[DATA SECTION]:
····················

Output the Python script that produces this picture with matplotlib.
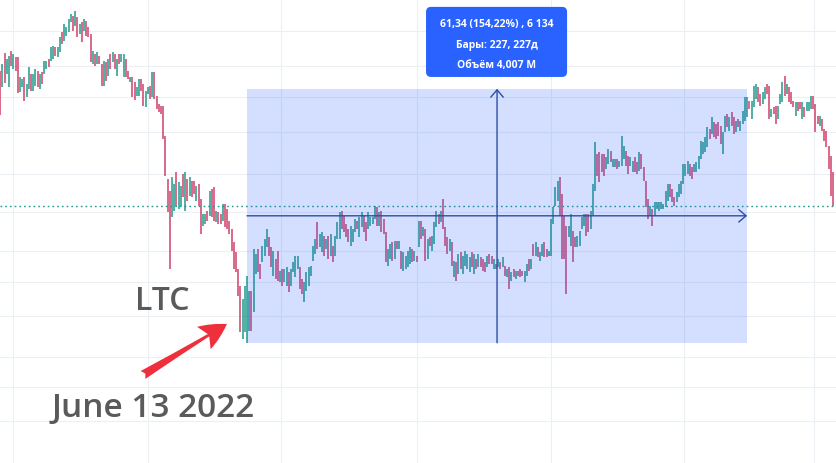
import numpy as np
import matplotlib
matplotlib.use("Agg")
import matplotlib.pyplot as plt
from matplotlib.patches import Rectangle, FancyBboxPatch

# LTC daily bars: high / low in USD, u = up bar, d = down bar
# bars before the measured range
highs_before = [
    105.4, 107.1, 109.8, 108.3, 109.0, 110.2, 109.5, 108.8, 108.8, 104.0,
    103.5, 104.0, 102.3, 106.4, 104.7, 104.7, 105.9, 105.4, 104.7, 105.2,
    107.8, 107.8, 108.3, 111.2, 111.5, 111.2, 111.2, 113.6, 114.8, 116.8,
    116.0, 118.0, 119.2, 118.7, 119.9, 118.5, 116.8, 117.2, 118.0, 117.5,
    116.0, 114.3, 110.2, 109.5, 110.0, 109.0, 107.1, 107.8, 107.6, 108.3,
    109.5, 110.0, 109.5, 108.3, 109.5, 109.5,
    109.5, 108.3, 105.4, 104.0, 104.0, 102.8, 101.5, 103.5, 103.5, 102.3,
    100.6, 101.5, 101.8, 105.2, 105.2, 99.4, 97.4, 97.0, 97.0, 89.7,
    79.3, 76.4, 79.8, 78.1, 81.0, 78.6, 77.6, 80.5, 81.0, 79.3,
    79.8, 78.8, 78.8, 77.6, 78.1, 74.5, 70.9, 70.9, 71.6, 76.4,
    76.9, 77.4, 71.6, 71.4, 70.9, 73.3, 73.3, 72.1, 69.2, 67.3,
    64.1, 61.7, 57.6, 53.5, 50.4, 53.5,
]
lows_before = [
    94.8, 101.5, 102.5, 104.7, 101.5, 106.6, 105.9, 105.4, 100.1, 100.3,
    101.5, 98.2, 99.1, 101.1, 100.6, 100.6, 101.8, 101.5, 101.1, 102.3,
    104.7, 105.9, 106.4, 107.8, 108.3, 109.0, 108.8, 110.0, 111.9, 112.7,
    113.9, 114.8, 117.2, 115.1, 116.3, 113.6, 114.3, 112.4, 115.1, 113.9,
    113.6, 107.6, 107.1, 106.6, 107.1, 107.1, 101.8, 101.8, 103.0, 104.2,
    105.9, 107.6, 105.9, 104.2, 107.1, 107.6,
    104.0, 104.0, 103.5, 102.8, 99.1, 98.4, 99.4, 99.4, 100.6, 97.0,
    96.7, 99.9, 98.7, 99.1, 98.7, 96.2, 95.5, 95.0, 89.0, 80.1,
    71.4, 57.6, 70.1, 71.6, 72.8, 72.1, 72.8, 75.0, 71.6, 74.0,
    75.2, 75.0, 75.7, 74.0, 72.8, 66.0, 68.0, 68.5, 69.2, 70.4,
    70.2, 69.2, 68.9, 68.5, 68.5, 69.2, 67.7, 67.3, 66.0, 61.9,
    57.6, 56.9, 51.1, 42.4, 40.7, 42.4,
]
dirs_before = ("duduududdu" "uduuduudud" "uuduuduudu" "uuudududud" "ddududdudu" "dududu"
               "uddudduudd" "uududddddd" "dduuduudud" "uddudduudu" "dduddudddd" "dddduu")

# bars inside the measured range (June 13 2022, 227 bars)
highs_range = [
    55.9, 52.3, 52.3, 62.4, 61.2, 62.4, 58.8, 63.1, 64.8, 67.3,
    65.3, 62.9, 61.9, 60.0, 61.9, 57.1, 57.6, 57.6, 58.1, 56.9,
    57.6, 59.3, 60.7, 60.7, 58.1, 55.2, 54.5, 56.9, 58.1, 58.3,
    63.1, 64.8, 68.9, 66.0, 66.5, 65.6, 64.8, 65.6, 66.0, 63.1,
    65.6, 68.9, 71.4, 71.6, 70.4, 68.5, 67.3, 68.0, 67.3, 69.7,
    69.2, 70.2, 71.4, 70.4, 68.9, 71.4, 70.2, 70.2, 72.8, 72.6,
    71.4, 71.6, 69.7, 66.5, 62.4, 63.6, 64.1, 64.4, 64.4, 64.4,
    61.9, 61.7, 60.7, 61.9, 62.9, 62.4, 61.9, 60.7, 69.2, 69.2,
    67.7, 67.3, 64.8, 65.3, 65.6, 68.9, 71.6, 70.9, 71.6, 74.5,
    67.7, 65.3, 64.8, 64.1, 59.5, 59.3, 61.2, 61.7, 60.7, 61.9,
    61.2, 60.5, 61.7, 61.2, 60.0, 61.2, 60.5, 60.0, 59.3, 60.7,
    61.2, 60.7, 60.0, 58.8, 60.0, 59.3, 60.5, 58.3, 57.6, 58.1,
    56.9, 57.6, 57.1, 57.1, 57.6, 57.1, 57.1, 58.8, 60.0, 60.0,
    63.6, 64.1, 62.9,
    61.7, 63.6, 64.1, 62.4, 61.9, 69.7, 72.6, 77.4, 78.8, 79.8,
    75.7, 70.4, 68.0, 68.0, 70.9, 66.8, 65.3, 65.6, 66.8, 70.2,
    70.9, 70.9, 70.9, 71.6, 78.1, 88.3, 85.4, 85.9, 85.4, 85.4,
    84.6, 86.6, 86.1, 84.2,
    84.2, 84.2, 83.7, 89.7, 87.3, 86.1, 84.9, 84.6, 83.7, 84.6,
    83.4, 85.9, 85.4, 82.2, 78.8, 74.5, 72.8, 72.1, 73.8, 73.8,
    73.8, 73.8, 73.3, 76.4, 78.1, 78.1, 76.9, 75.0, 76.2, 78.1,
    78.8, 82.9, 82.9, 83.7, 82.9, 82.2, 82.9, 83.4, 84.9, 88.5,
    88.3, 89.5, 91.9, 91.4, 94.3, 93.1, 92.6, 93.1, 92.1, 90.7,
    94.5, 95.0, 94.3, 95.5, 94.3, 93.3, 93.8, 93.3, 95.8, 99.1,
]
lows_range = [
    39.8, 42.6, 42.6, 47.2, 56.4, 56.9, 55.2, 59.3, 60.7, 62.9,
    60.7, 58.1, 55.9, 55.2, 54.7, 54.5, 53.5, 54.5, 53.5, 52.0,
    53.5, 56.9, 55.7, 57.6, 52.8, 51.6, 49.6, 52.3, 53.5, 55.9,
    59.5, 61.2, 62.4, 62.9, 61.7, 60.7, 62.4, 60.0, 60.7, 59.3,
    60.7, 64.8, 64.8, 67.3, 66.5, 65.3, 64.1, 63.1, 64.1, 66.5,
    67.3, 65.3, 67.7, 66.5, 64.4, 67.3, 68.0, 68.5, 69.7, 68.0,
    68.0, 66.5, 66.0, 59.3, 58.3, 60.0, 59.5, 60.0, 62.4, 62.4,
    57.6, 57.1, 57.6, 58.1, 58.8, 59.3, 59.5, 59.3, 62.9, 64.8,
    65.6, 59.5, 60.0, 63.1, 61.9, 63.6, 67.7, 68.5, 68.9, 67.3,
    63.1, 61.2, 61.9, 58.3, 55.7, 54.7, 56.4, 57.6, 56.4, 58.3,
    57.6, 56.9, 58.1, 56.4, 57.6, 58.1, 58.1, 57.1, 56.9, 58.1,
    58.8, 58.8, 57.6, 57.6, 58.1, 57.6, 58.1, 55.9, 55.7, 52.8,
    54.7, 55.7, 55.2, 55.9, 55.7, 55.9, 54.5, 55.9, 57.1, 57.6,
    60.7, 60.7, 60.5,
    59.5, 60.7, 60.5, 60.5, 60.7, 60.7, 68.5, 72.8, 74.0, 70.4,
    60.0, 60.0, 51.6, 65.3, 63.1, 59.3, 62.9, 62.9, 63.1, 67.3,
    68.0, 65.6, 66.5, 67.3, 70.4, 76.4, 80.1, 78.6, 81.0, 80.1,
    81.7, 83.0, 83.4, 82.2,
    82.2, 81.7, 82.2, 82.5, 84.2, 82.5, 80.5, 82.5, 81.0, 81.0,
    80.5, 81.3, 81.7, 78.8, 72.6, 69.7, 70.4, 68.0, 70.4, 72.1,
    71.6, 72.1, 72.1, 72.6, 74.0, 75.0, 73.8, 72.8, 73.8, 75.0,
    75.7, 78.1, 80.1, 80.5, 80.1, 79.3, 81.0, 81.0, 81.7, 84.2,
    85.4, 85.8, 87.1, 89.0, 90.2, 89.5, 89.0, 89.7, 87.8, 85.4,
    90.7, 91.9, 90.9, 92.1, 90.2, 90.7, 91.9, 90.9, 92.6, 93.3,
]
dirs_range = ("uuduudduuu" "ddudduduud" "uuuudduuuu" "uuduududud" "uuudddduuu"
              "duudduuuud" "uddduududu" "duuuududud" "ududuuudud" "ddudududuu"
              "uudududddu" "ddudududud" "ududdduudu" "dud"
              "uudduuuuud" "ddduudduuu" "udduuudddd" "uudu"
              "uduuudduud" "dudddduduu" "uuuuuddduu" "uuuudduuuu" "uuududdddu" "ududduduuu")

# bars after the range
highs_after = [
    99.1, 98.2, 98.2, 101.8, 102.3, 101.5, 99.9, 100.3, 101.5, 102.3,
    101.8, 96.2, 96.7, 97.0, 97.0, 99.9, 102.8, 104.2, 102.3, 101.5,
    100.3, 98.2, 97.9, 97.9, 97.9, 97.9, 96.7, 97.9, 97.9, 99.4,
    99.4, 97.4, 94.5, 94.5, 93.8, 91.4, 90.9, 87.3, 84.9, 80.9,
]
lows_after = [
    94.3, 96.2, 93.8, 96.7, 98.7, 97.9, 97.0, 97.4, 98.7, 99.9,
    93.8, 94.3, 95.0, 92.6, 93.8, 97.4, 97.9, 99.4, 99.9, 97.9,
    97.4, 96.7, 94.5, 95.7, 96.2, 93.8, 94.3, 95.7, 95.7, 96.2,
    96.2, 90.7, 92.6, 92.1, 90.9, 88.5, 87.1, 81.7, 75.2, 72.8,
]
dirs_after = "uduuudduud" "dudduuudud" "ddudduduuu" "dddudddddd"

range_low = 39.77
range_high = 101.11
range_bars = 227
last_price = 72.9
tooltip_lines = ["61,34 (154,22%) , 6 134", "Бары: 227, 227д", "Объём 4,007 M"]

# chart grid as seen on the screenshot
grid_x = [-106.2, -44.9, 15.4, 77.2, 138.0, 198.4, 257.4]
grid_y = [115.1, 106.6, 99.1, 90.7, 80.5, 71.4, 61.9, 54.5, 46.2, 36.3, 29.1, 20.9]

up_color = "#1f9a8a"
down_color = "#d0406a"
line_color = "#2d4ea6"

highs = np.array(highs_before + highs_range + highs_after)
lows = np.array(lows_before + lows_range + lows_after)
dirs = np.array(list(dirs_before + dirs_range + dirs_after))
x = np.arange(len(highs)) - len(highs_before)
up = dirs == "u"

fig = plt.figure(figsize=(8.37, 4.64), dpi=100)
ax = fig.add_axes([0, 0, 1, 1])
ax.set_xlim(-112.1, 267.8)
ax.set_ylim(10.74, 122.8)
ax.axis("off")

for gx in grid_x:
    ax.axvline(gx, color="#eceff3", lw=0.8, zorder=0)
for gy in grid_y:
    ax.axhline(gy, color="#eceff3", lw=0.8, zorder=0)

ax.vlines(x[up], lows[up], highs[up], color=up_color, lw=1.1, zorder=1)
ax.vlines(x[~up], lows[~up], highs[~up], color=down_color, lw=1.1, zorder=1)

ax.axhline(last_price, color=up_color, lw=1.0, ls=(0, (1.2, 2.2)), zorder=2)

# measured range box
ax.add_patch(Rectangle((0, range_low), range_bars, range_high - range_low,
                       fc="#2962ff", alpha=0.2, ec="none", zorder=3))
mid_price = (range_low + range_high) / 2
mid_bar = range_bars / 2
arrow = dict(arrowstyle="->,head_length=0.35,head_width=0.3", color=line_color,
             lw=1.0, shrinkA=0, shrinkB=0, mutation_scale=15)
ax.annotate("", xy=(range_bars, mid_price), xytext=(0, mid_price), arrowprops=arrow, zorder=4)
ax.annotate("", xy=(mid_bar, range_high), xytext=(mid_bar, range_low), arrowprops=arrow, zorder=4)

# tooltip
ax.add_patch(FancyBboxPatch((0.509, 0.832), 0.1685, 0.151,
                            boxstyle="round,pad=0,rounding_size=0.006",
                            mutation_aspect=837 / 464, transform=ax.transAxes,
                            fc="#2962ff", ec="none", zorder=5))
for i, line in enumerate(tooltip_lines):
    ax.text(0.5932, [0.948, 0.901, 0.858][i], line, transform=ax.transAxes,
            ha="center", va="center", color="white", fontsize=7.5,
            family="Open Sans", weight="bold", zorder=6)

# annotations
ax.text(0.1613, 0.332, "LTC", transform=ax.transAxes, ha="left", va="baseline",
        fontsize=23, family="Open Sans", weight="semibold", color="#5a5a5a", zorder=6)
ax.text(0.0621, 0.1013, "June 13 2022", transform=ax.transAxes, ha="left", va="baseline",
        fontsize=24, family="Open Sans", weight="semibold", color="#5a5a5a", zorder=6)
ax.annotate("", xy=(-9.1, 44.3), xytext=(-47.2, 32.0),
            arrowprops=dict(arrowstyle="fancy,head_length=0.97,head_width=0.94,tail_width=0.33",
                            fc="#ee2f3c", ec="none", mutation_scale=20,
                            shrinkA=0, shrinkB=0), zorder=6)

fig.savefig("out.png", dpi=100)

····················

[PROBLEM DETAILS]: Repeat the listing above from its first line through the line that contains "from matplotlib.patches import", both included, and nothing more. Drop the pictures.

[COMPLETED EXERCISE]:
Output the Python script that produces this picture with matplotlib.
import numpy as np
import matplotlib
matplotlib.use("Agg")
import matplotlib.pyplot as plt
from matplotlib.patches import Rectangle, FancyBboxPatch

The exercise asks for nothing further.